I went down to the remembrance service at the war memorial with my dad.
I’d bought my poppy a few days before from a lady poppy-seller outside the supermarket. She said, "I know your face. You write that column in the newspaper. Sometimes it makes me so angry I want to shout."
"Good," I thought. "Then I am doing my job."
I don’t normally go to the remembrance service. This is not because I don’t honour the sacrifices made by our service men and women in times of war. I am not a pacifist. I believe there are times when we have to fight to defend our values. It’s just that, as Will Self said that morning on the Andrew Marr programme, I don’t want to be party to a state-sponsored cult.
There are wars and there are wars. Some wars are just and some wars are not. The Second World War was a just war, being a struggle against fascism. We were on the right side.
Other wars are not so clear cut. Whose values, exactly, are we fighting to defend? In the case of the war in Iraq, more than a million Iraqis have died, and several thousand coalition troops, to defend the right of big American oil companies to steal the resources of that desperate, wounded nation.
In the case of the war in Iraq, in other words, we are on the wrong side.
The reason I went to the remembrance service this time was because my dad asked me to. This seemed like a great honour to me, to be able to stand next to my dad as the flags were lowered and he remembered his comrades.
It was a dull grey day but the sun came out right on cue just as the Last Post was sounding.
After the service we went to the British Legion for a drink, where I introduced him to Councillor Julia Seath. They began talking, and within a few minutes discovered that they had something in common. They had both been in Singapore, Julia as the daughter of a British Army officer, and my dad as a young rating in the British Navy.

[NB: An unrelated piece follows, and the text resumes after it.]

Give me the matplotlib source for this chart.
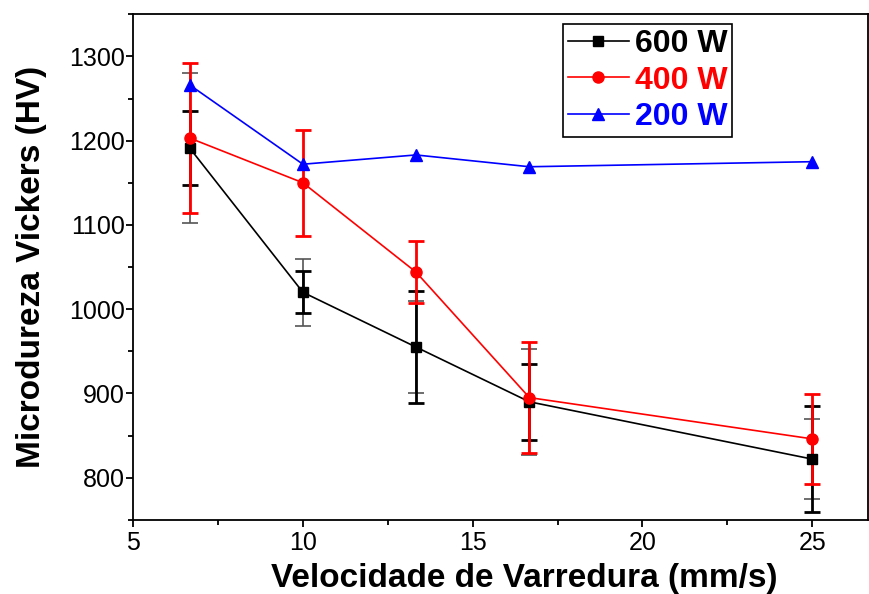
import matplotlib
matplotlib.use('Agg')
import matplotlib.pyplot as plt
from matplotlib.ticker import MultipleLocator

plt.rcParams['font.family'] = ['Liberation Sans', 'DejaVu Sans']

# scanning speed (mm/s)
velocidade = [6.67, 10, 13.33, 16.67, 25]

# hardness HV per laser power
hv_600 = [1191, 1020, 955, 890, 822]
hv_400 = [1203, 1150, 1044, 895, 846]
hv_200 = [1266, 1172, 1183, 1169, 1175]

# error bars (two sets for 600 W as in the original)
err_600_a = [44, 25, 67, 45, 63]
err_600_b = [89, 40, 55, 63, 47]
err_400 = [89, 63, 37, 66, 53]

labels = ['600 W', '400 W', '200 W']
colors = ['black', 'red', 'blue']

fig = plt.figure(figsize=(8.7, 5.94), dpi=100)
ax = fig.add_axes([0.153, 0.125, 0.845, 0.851])

# thin grey error bars of 600 W
ax.errorbar(velocidade, hv_600, yerr=err_600_b, fmt='none', ecolor='#555555',
            elinewidth=1.2, capsize=6, capthick=1.2, zorder=2)
ax.errorbar(velocidade, hv_600, yerr=err_600_a, fmt='none', ecolor='black',
            elinewidth=2, capsize=6, capthick=2, zorder=2)
ax.errorbar(velocidade, hv_400, yerr=err_400, fmt='none', ecolor='red',
            elinewidth=2, capsize=6, capthick=2, zorder=3)

ax.plot(velocidade, hv_600, '-s', color=colors[0], lw=1.2, ms=7, label=labels[0], zorder=4)
ax.plot(velocidade, hv_400, '-o', color=colors[1], lw=1.2, ms=8, label=labels[1], zorder=5)
ax.plot(velocidade, hv_200, '-^', color=colors[2], lw=1.2, ms=8, label=labels[2], zorder=6)

ax.set_xlim(5, 26.65)
ax.set_ylim(750, 1350)
ax.xaxis.set_major_locator(MultipleLocator(5))
ax.xaxis.set_minor_locator(MultipleLocator(2.5))
ax.yaxis.set_major_locator(MultipleLocator(100))
ax.yaxis.set_minor_locator(MultipleLocator(50))
ax.tick_params(which='major', direction='out', length=5, width=1.3, labelsize=18)
ax.tick_params(which='minor', direction='out', length=3.5, width=1.3)
ax.tick_params(axis='x', pad=3)
ax.tick_params(axis='y', pad=1)
for s in ax.spines.values():
    s.set_linewidth(1.3)

ax.set_xlabel('Velocidade de Varredura (mm/s)', fontsize=24, fontweight='bold', labelpad=4)
ax.set_ylabel('Microdureza Vickers (HV)', fontsize=24, fontweight='bold', labelpad=16)
ax.xaxis.set_label_coords(0.532, -0.085)

leg = ax.legend(loc='upper left', bbox_to_anchor=(0.585, 0.98),
                prop={'weight': 'bold', 'size': 23}, handlelength=1.9,
                handletextpad=0.2, borderpad=0.15, borderaxespad=0,
                labelspacing=0.2, fancybox=False, framealpha=1, edgecolor='black')
leg.get_frame().set_linewidth(1.2)
for txt, c in zip(leg.get_texts(), colors):
    txt.set_color(c)

plt.savefig('out.png', dpi=100)
plt.close()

They were chatting away happily about their memories of Singapore, recalling certain places, certain streets and certain landmarks, when their conversation suddenly became intense. They realised that they must have sailed over on the same ship. They were both on the same ship at the same time.
It was 1949 and the ship was the SS Orduna.
Julia said she remembered the seed cake they ate and that they used a special kind of soap to lather with as they had to wash in sea water.
This meeting wouldn’t have been possible without me. I’ve known Julia since I first came to this town and got involved with local politics.
It felt like a privilege to have been a witness to such a conversation.
Some things seem much more than just coincidence and I was glad I had accepted my father’s invitation.